404. Sum of Left Leaves

Overview

Question Link

We need to find the sum of the left leaves of a binary tree.

The left leaves cannot have any child nodes, including left child nodes and right child nodes.

We will separately use DFS and BFS to resolve this problem.

Solution 1: Depth-first search (DFS)

Algorithm

Make sumOfLeftLeaves a recursive function.

1. If the root node is None, return 0.

2. If the left node of the root node is not None
   and the left node of the left node of the root node is None
   and the right node of the left node of the root node is None:

   • Return the value of the left node of the root node
     plus sumOfLeftLeaves with the right node of the root node.

   We only find the sum of the left nodes which don't have child nodes.

3. Return sumOfLeftLeaves with the left node of the root node plus sumOfLeftLeaves with the right node of the root node.\

   We'll recursively start from the root node to the deepest node.

Implement

class Solution:
    def sumOfLeftLeaves(self, root: Optional[TreeNode]) -> int:
        if root is None:
            return 0

        if root.left and root.left.left is None and root.left.right is None:
            return root.left.val + self.sumOfLeftLeaves(root.right)

        return self.sumOfLeftLeaves(root.left) + \
            self.sumOfLeftLeaves(root.right)

Complexity Analysis

Time complexity: O(n)

We traverse all nodes of the binary tree, which takes O(n) time.

Space complexity: O(n)

The recursive function uses memory to store the function state, which takes O(n) space.
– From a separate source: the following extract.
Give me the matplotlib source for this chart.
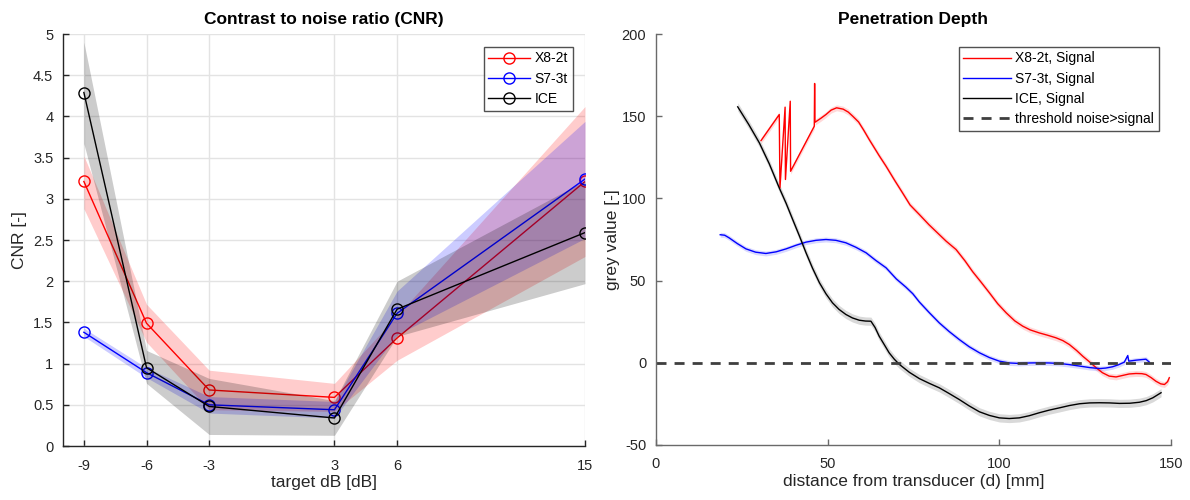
import numpy as np
import matplotlib
matplotlib.use("Agg")
import matplotlib.pyplot as plt

plt.rcParams['font.family'] = ['Liberation Sans', 'DejaVu Sans']
plt.rcParams['axes.unicode_minus'] = False

# ---------------- Left panel data (CNR) ----------------
target_db = [-9, -6, -3, 3, 6, 15]
cnr_x8 = [3.21, 1.49, 0.68, 0.59, 1.31, 3.21]
cnr_x8_lo = [2.88, 1.26, 0.44, 0.42, 1.04, 2.30]
cnr_x8_hi = [3.52, 1.72, 0.92, 0.76, 1.58, 4.12]
cnr_s7 = [1.38, 0.89, 0.50, 0.44, 1.61, 3.24]
cnr_s7_lo = [1.33, 0.83, 0.40, 0.34, 1.35, 2.52]
cnr_s7_hi = [1.43, 0.95, 0.60, 0.54, 1.88, 3.94]
cnr_ice = [4.29, 0.95, 0.48, 0.34, 1.66, 2.59]
cnr_ice_lo = [3.67, 0.76, 0.14, 0.13, 1.33, 1.97]
cnr_ice_hi = [4.90, 1.16, 0.82, 0.55, 2.00, 3.22]
cnr_labels = ['X8-2t', 'S7-3t', 'ICE']

# ---------------- Right panel data (penetration depth) ----------------
x8_d = [30.6, 35.9, 36.1, 37.6, 37.7, 39.1, 39.2, 46.1, 46.2, 46.3, 48.0, 49.5, 51.0,
        52.6, 54.5, 56.0, 57.3, 59.0, 60.5, 62.1, 65.0, 67.0, 69.5, 71.8, 74.0, 76.7,
        79.5, 82.0, 84.5, 87.4, 90.0, 92.2, 94.7, 97.1, 99.5, 102.0, 104.5, 106.8,
        109.0, 111.6, 114.0, 116.5, 118.5, 120.4, 122.5, 124.3, 126.3, 128.2, 130.0,
        132.0, 134.0, 135.9, 137.8, 139.8, 141.5, 142.7, 144.2, 145.6, 147.0, 148.1,
        149.0, 149.5]
x8_g = [135.2, 151.0, 106.4, 155.5, 111.5, 159.1, 116.5, 143.9, 169.9, 146.3, 148.7,
        151.0, 153.7, 155.1, 154.3, 152.5, 150.0, 146.5, 141.5, 135.8, 126.0, 119.6,
        111.0, 103.4, 96.0, 90.2, 84.0, 79.0, 74.0, 68.9, 62.0, 55.5, 49.0, 42.6, 36.0,
        30.4, 25.5, 22.3, 20.0, 18.2, 16.8, 15.2, 13.5, 11.1, 7.5, 4.0, 0.5, -3.0, -6.0,
        -8.1, -8.6, -7.7, -6.8, -6.5, -6.6, -7.1, -9.0, -11.2, -12.8, -13.2, -11.5, -9.1]

s7_d = [18.7, 20.0, 21.3, 23.7, 26.2, 29.0, 32.0, 35.0, 37.9, 40.8, 43.7, 46.6, 49.5,
        52.4, 55.3, 58.2, 61.2, 64.0, 67.0, 70.0, 72.8, 74.8, 76.7, 79.6, 82.5, 85.4,
        88.3, 91.2, 94.2, 97.1, 100.0, 102.9, 105.8, 108.7, 111.6, 114.5, 117.5, 120.4,
        123.4, 126.3, 129.2, 131.0, 133.0, 134.7, 136.4, 137.4, 137.7, 139.8, 142.7, 143.7]
s7_g = [77.9, 77.6, 76.0, 72.5, 69.3, 67.3, 66.5, 67.5, 69.3, 71.5, 73.4, 74.5, 75.0,
        74.5, 73.0, 70.3, 66.9, 62.3, 57.8, 51.0, 46.0, 42.0, 37.0, 30.5, 24.3, 19.0,
        14.2, 9.8, 6.1, 3.2, 1.0, -0.1, -0.4, -0.1, 0.0, -0.1, -0.4, -1.1, -2.0, -2.9,
        -3.5, -3.2, -2.4, -1.2, 0.4, 4.4, 1.0, 1.6, 2.2, 0.4]

ice_d = [23.8, 27.0, 30.1, 33.0, 35.9, 37.9, 39.8, 41.8, 43.7, 45.6, 47.6, 49.5, 51.4,
         53.3, 55.3, 57.2, 59.2, 61.0, 62.6, 63.8, 65.0, 66.5, 67.9, 69.4, 70.9, 73.8,
         76.7, 79.6, 82.5, 85.4, 88.3, 91.2, 94.2, 97.1, 100.0, 102.9, 105.8, 108.7,
         111.6, 114.5, 117.5, 120.4, 123.4, 126.3, 129.2, 132.1, 135.0, 138.0, 140.8,
         142.8, 144.7, 147.1]
ice_g = [155.7, 145.0, 133.8, 121.0, 106.4, 97.0, 87.2, 77.0, 66.9, 57.5, 48.7, 42.0,
         36.5, 32.5, 29.4, 27.3, 25.9, 25.4, 25.3, 21.5, 16.2, 11.0, 6.1, 2.2, -1.0,
         -5.8, -9.6, -12.5, -15.2, -18.7, -22.3, -26.2, -29.8, -32.0, -33.5, -33.9,
         -33.5, -32.2, -30.4, -28.8, -27.4, -26.0, -24.9, -24.4, -24.3, -24.4, -24.7,
         -24.6, -24.0, -23.0, -21.3, -18.2]

band_x8, band_s7, band_ice = 1.8, 1.5, 2.5
threshold = 0
depth_labels = ['X8-2t, Signal', 'S7-3t, Signal', 'ICE, Signal', 'threshold noise>signal']

TXT = '#262626'
fig = plt.figure(figsize=(11.9, 5.0), dpi=100)
ax1 = fig.add_axes([63/1190, 54/500, 522/1190, 412/500])
ax2 = fig.add_axes([656/1190, 55/500, 515/1190, 411/500])

# ---- left ----
series = [(cnr_x8, cnr_x8_lo, cnr_x8_hi, '#ff0000', cnr_labels[0]),
          (cnr_s7, cnr_s7_lo, cnr_s7_hi, '#0000ff', cnr_labels[1]),
          (cnr_ice, cnr_ice_lo, cnr_ice_hi, '#000000', cnr_labels[2])]
z = 2
for m, lo, hi, c, lab in series:
    ax1.fill_between(target_db, lo, hi, color=c, alpha=0.2, lw=0, zorder=z)
    ax1.plot(target_db, m, color=c, lw=1.0, marker='o', ms=8, mfc='none',
             mec=c, mew=1.0, label=lab, zorder=z + 0.5)
    z += 1
ax1.set_xlim(-10, 15)
ax1.set_ylim(0, 5)
ax1.set_xticks(target_db)
ax1.set_yticks(np.arange(0, 5.01, 0.5))
ax1.set_yticklabels(['0', '0.5', '1', '1.5', '2', '2.5', '3', '3.5', '4', '4.5', '5'])
ax1.grid(True, color='#e3e3e3', lw=1.0, zorder=0)
ax1.set_axisbelow(True)
ax1.set_title('Contrast to noise ratio (CNR)', fontsize=12.5, fontweight='bold',
              color='#000000', pad=7)
ax1.set_xlabel('target dB [dB]', fontsize=12.5, color=TXT, labelpad=2)
ax1.set_ylabel('CNR [-]', fontsize=12.5, color=TXT, labelpad=4)
leg1 = ax1.legend(loc='upper right', fontsize=10, frameon=True, fancybox=False,
                  edgecolor='#262626', handlelength=3.0, labelspacing=0.45,
                  borderaxespad=0.9, handletextpad=0.3, borderpad=0.35)
leg1.get_frame().set_linewidth(1.0)

# ---- right ----
ax2.fill_between(x8_d, np.array(x8_g) - band_x8, np.array(x8_g) + band_x8,
                 color='#ff0000', alpha=0.15, lw=0)
ax2.plot(x8_d, x8_g, color='#ff0000', lw=1.0, label=depth_labels[0])
ax2.fill_between(s7_d, np.array(s7_g) - band_s7, np.array(s7_g) + band_s7,
                 color='#0000ff', alpha=0.15, lw=0)
ax2.plot(s7_d, s7_g, color='#0000ff', lw=1.0, label=depth_labels[1])
ax2.fill_between(ice_d, np.array(ice_g) - band_ice, np.array(ice_g) + band_ice,
                 color='#000000', alpha=0.15, lw=0)
ax2.plot(ice_d, ice_g, color='#000000', lw=1.0, label=depth_labels[2])
ax2.axhline(threshold, color='#3f3f3f', lw=2.0, ls=(0, (3.6, 2.9)), label=depth_labels[3])
ax2.set_xlim(0, 150)
ax2.set_ylim(-50, 200)
ax2.set_xticks([0, 50, 100, 150])
ax2.set_yticks([-50, 0, 50, 100, 150, 200])
ax2.set_title('Penetration Depth', fontsize=12.5, fontweight='bold', color='#000000', pad=7)
ax2.set_xlabel('distance from transducer (d) [mm]', fontsize=12.5, color=TXT, labelpad=2)
ax2.set_ylabel('grey value [-]', fontsize=12.5, color=TXT, labelpad=1)
leg2 = ax2.legend(loc='upper right', fontsize=10, frameon=True, fancybox=False,
                  edgecolor='#262626', handlelength=3.4, labelspacing=0.45,
                  borderaxespad=0.9, handletextpad=0.3, borderpad=0.35)
leg2.get_frame().set_linewidth(1.0)

for ax, sc in ((ax1, '#262626'), (ax2, '#6a6a6a')):
    for s in ('top', 'right'):
        ax.spines[s].set_visible(False)
    for s in ('left', 'bottom'):
        ax.spines[s].set_color(sc)
        ax.spines[s].set_linewidth(1.0)
    ax.tick_params(direction='in', length=4, width=1.0, colors=sc,
                   labelcolor=TXT, labelsize=10.5, pad=7)
    ax.tick_params(axis='x', pad=9)

fig.savefig('out.png', dpi=100, facecolor='white')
Solution 2: Breadth-first search (BFS)

Algorithm

Without using a recursive function, we use queue instead.

1. Initialize total to 0 to store the sum of the left nodes' values.
   Initialize queue to store the nodes at the same depth that we'll traverse.

2. If queue is not empty:

   • Pop the leftmost node of queue as node.

   • If the left node of the node is not None
     and the left node of the left node of the node is None
     and the right node of the left node of the node is None:

     • Increase total by the value of the left node of the node.

   • If the left node of the node is not None:

     • Append the left node of the node to queue for the next traversal.

   • If the right node of the node is not None:

     • Append the right node of the node to queue for the next traversal.

3. Return total as the sum of the left nodes which don't have child nodes.

Implement

class Solution:
    def sumOfLeftLeaves(self, root: Optional[TreeNode]) -> int:
        total = 0
        queue = deque([root])

        while queue:
            node = queue.popleft()

            if node.left and node.left.left is None and node.left.right is None:
                total += node.left.val

            if node.left is not None:
                queue.append(node.left)
            if node.right is not None:
                queue.append(node.right)

        return total

Complexity Analysis

Time complexity: O(n)

We traverse all nodes of the binary tree, which takes O(n) time.

Space complexity: O(1)

The queue at most takes the maximum number of nodes at the same depth,

which are always fewer than the total number of nodes in the binary tree.